Written task: Make an exact transcription of the material, leaving out all images.

Data excerpt:
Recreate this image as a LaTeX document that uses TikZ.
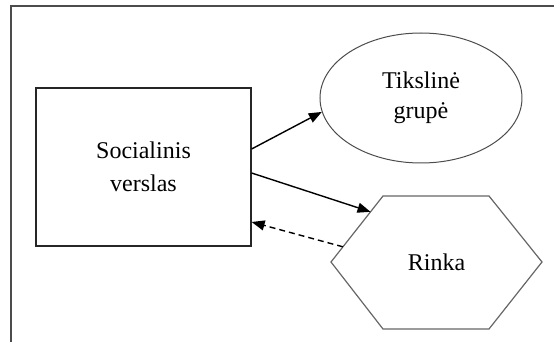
\documentclass[tikz,border=0pt]{standalone}
\usepackage{fontspec}
\setmainfont{Liberation Serif}
\usetikzlibrary{arrows.meta,positioning,calc,shapes.geometric}

\begin{document}
\begin{tikzpicture}[x=0.5pt,y=-0.5pt,
  box/.style={draw=black!85, line width=0.6pt, rectangle, minimum width=107.5pt,
    minimum height=79pt, inner sep=0pt, align=center, font=\fontsize{12}{16.5}\selectfont},
  oval/.style={draw=black!70, line width=0.5pt, ellipse, minimum width=101pt,
    minimum height=65pt, inner sep=0pt, align=center, font=\fontsize{12}{15}\selectfont},
  hexline/.style={draw=black!60, line width=0.6pt, line join=miter},
  link/.style={-{Triangle[length=6.5pt,width=5pt]}, line width=0.7pt},
  back/.style={link, dash pattern=on 3pt off 2pt}]
  \useasboundingbox (0,0) rectangle (554,342);
  % remelis
  \draw[black!70, line width=0.75pt] (11,342) -- (11,6) -- (554,6);
  % mazgai
  \node[box]  (soc) at (143.5,167) {Socialinis\\verslas};
  \node[oval] (grp) at (421,98) {Tikslinė\\grupė};
  \node[font=\fontsize{12}{15}\selectfont] (rin) at (436.5,262.5) {Rinka};
  % sesiakampis
  \coordinate (hW)  at (331,262);
  \coordinate (hNW) at (383,196);
  \coordinate (hNE) at (489,196);
  \coordinate (hE)  at (542,262);
  \coordinate (hSE) at (489,329);
  \coordinate (hSW) at (383,329);
  \draw[hexline] (hW) -- (hNW) -- (hNE) -- (hE) -- (hSE) -- (hSW) -- cycle;
  % rodykles
  \draw[link] ([yshift=9pt]soc.east) -- (grp.188);
  \draw[link] ([yshift=-3pt]soc.east) -- ($(hW)!0.76!(hNW)$);
  \draw[back] ($(hW)!0.23!(hNW)$) -- ([yshift=-27.5pt]soc.east);
\end{tikzpicture}
\end{document}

Worked solution:
Recreate this image as a LaTeX document that uses TikZ.
\documentclass[tikz,border=0pt]{standalone}
\usepackage{fontspec}
\setmainfont{Liberation Serif}
\usetikzlibrary{arrows.meta,positioning,calc,shapes.geometric}

\begin{document}
\begin{tikzpicture}[x=0.5pt,y=-0.5pt,
  box/.style={draw=black!85, line width=0.6pt, rectangle, minimum width=107.5pt,
    minimum height=79pt, inner sep=0pt, align=center, font=\fontsize{12}{16.5}\selectfont},
  oval/.style={draw=black!70, line width=0.5pt, ellipse, minimum width=101pt,
    minimum height=65pt, inner sep=0pt, align=center, font=\fontsize{12}{15}\selectfont},
  hexline/.style={draw=black!60, line width=0.6pt, line join=miter},
  link/.style={-{Triangle[length=6.5pt,width=5pt]}, line width=0.7pt},
  back/.style={link, dash pattern=on 3pt off 2pt}]
  \useasboundingbox (0,0) rectangle (554,342);
  % remelis
  \draw[black!70, line width=0.75pt] (11,342) -- (11,6) -- (554,6);
  % mazgai
  \node[box]  (soc) at (143.5,167) {Socialinis\\verslas};
  \node[oval] (grp) at (421,98) {Tikslinė\\grupė};
  \node[font=\fontsize{12}{15}\selectfont] (rin) at (436.5,262.5) {Rinka};
  % sesiakampis
  \coordinate (hW)  at (331,262);
  \coordinate (hNW) at (383,196);
  \coordinate (hNE) at (489,196);
  \coordinate (hE)  at (542,262);
  \coordinate (hSE) at (489,329);
  \coordinate (hSW) at (383,329);
  \draw[hexline] (hW) -- (hNW) -- (hNE) -- (hE) -- (hSE) -- (hSW) -- cycle;
  % rodykles
  \draw[link] ([yshift=9pt]soc.east) -- (grp.188);
  \draw[link] ([yshift=-3pt]soc.east) -- ($(hW)!0.76!(hNW)$);
  \draw[back] ($(hW)!0.23!(hNW)$) -- ([yshift=-27.5pt]soc.east);
\end{tikzpicture}
\end{document}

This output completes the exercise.